The land expropriation resolution was a victory for Dlamini-Zuma’s supporters. Ramaphosa’s own platform on this, South Africa’s tinderbox political issue, was much more moderate: such expropriation could only apply to illegally-acquired land. Now, though, he did a characteristic two-step. He played to the gallery of the comrades who had elected him, but he also used a measured and reasoned tone for the banks, hedge-fund investors, and ratings agencies that hold South Africa’s economy in their hands. Redistribution, he reassured them, would be done in a way that did not harm the economy, agricultural production, or food security.
I am not Robert Mugabe, he was saying. This will not be Zimbabwe. Read my book and you will see. My own family knows the pain of dispossession. But I now own the most magnificent herd of cattle in the country, and I am a successful farmer. I have been on both sides. That’s why I can do the job.
If Ramaphosa is indeed the playmaker and reformer he has claimed to be, he faces his toughest test now, in the days immediately after his victory: what to do about Jacob Zuma. Ramaphosa knows, as do his campaign managers, that if Zuma sees out his term of office, the ANC risks losing power in 2019. Last year, the party lost control of three of South Africa’s biggest cities, including the economic center of Johannesburg and the capital Pretoria, in large part because “clever blacks” had had enough of Zuma.
Ramaphosa has grounds to move against Zuma. In 2016, the Constitutional Court ruled against Zuma for “failure to uphold the Constitution” by abusing his position over extravagant improvements he had made to his Nkandla homestead. Later that year, Thuli Madonsela, the public protector (a statutory watchdog with judicial powers), announced that there was prima facie evidence of Zuma’s complicity in what became known as the “state capture” by a business dynasty, the Guptas. Yet Zuma has seemed untouchable: although there are 783 counts of corruption and fraud pending against him, dating from a 2003 investigation, they have not seen the light of day because he put his cronies in charge of the prosecuting authority. Just two weeks ago, though, a high court in Pretoria gave Ramaphosa a handy weapon: an order that, because of Zuma’s own conflict of interest, his deputy (in other words, Ramaphosa) was to appoint the new national director of public prosecutions. The new appointee will be the person who decides on whether the case against Zuma is to proceed.
If Ramaphosa had lost the ANC election to Nkosazana Dlamini-Zuma, Zuma would surely have fired him and appointed another, more compliant deputy (perhaps his ex-wife, indeed). Zuma would most probably have stayed in office for the remainder of his term, and out of jail indefinitely. But Ramaphosa won the party’s mandate, so for political reasons Zuma cannot fire him as deputy president of the country (even though it is technically within his executive authority to do so). The speed with which Ramaphosa selects a new director of prosecutions, and the quality of this appointment, will be one of his first tests.

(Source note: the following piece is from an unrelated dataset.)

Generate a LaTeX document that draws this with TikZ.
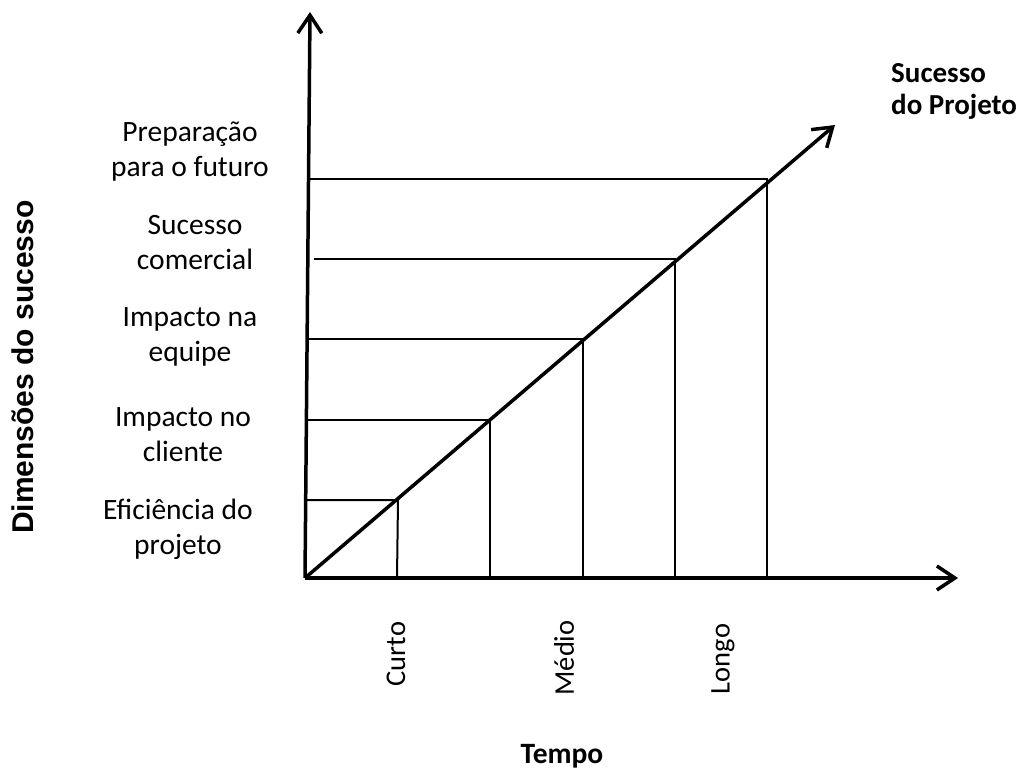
\documentclass[tikz,border=0pt]{standalone}
\usepackage{fontspec}
\setmainfont{Carlito}
\newfontfamily\arialfont{Liberation Sans}
\usetikzlibrary{arrows.meta}
\begin{document}
\begin{tikzpicture}[x=1pt,y=-1pt,
  axis/.style={line width=3.5pt,-{Straight Barb[length=18pt,width=24pt,line width=3.5pt]}},
  guide/.style={line width=2pt},
  lbl/.style={font=\fontsize{29.5}{35}\selectfont,align=center,inner sep=0pt},
  bold/.style={font=\fontsize{29}{32}\selectfont\bfseries,align=left,inner sep=0pt},
  tick/.style={font=\fontsize{28.5}{33}\selectfont,rotate=90,inner sep=0pt}]
\useasboundingbox (0,0) rectangle (1020,771);
\coordinate (O) at (305,578);
\coordinate (Ytip) at (310,12);
\coordinate (Xtip) at (958,578);
\coordinate (Dtip) at (835,125);
% intersection points
\coordinate (p1) at (398,500);
\coordinate (p2) at (490,420);
\coordinate (p3) at (583,339);
\coordinate (p4) at (675,259);
\coordinate (p5) at (767,179);
\coordinate (l1) at (305,500);
\coordinate (l2) at (306,420);
\coordinate (l3) at (306,339);
\coordinate (l4) at (314,259);
\coordinate (l5) at (308,179);
\coordinate (b1) at (397,578);
\coordinate (b2) at (490,578);
\coordinate (b3) at (583,578);
\coordinate (b4) at (675,578);
\coordinate (b5) at (767,578);
\foreach \i in {1,...,5}{
  \draw[guide] (l\i) -- (p\i) -- (b\i);
}
\draw[axis] (O) -- (Ytip);
\draw[axis] (O) -- (Xtip);
\draw[axis] (O) -- (Dtip);
% labels
\node[lbl] (t5) at (190,152) {Preparação\\para o futuro};
\node[lbl] (t4) at (195,243) {Sucesso\\comercial};
\node[lbl] (t3) at (190,337) {Impacto na\\equipe};
\node[lbl] (t2) at (183,435) {Impacto no\\cliente};
\node[lbl] (t1) at (178,529) {Eficiência do\\projeto};
\node[bold,anchor=west] (sp) at (891,91) {Sucesso\\do Projeto};
\node[tick] (c) at (396,654) {Curto};
\node[tick] (m) at (564,658) {Médio};
\node[tick] (lg) at (723,659) {Longo};
\node[font=\fontsize{29.5}{33}\selectfont\bfseries,inner sep=0pt] (tp) at (562,756) {Tempo};
\node[font=\arialfont\fontsize{30}{34}\selectfont\bfseries,rotate=90,inner sep=0pt] (dim) at (23,367) {Dimensões do sucesso};
\end{tikzpicture}
\end{document}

There is no question that Ramaphosa and his supporters want Zuma out of office as soon as possible, but there is disagreement in his camp about what to do next. Some want Zuma behind bars, as a sign to South Africans that his kleptocratic era is over, and that the rule of law has been re-established. Others feel that this would be politically imprudent, and they propose striking a deal: if Zuma resigned of his own accord, he could be left in peace.
The hard truth is that such a deal might be the best outcome South Africans can hope for. Not only was Ramaphosa’s margin of victory in the party leadership election narrow, but the slate of leaders elected alongside him also seems almost evenly divided between his partisans and supporters of the Zumas. Even if a corruption prosecution against Zuma went ahead, Ramaphosa cannot fire the country’s president without majority backing from the party’s 110-member national executive committee.
There is no guarantee Ramaphosa would get such support. After this week’s elections, the most powerful man in the party after Ramaphosa is its new secretary-general, Ace Magashule, a Zuma crony deeply compromised by his own relationship with the Gupta family. Magashule has been the regional strongman in the rural Free State province for the past twenty years, and its premier for the past eight: he has run the province badly, but firmly, and built a bulwark of local power. Similar in profile is the man elected as Ramaphosa’s deputy, David “D.D.” Mabuza, who rules the Mpumalanga province with a mix of patronage and thuggishness, and has several allegations of political murder against him.
Mabuza has showed particular cunning. He built up the party membership in his small home province so that he could bring a large number of delegates to the conference and thus assume the part of kingmaker, playing both sides in a quest for national power. Although nominated on Dlamini-Zuma’s slate as her deputy, he apparently did a last-minute deal to deliver victory to Ramaphosa.
Mabuza and Magashule both have their own loyalists in the Zuma administration, senior henchmen who are themselves mired in the Zuma web of corruption. Whether these tainted cabinet ministers make it into a Ramaphosa government—indeed, whether Mabuza himself does, or simply remains a party official and a provincial premier—will indicate how much real power the new ANC president has, and if he is willing wield it. But if party “tradition” continues, and Mabuza slides into place as Ramaphosa’s successor, the worst of the ANC will prevail, and the party will continue its downward trend to defeat and disgrace. Ramaphosa has some herding to do.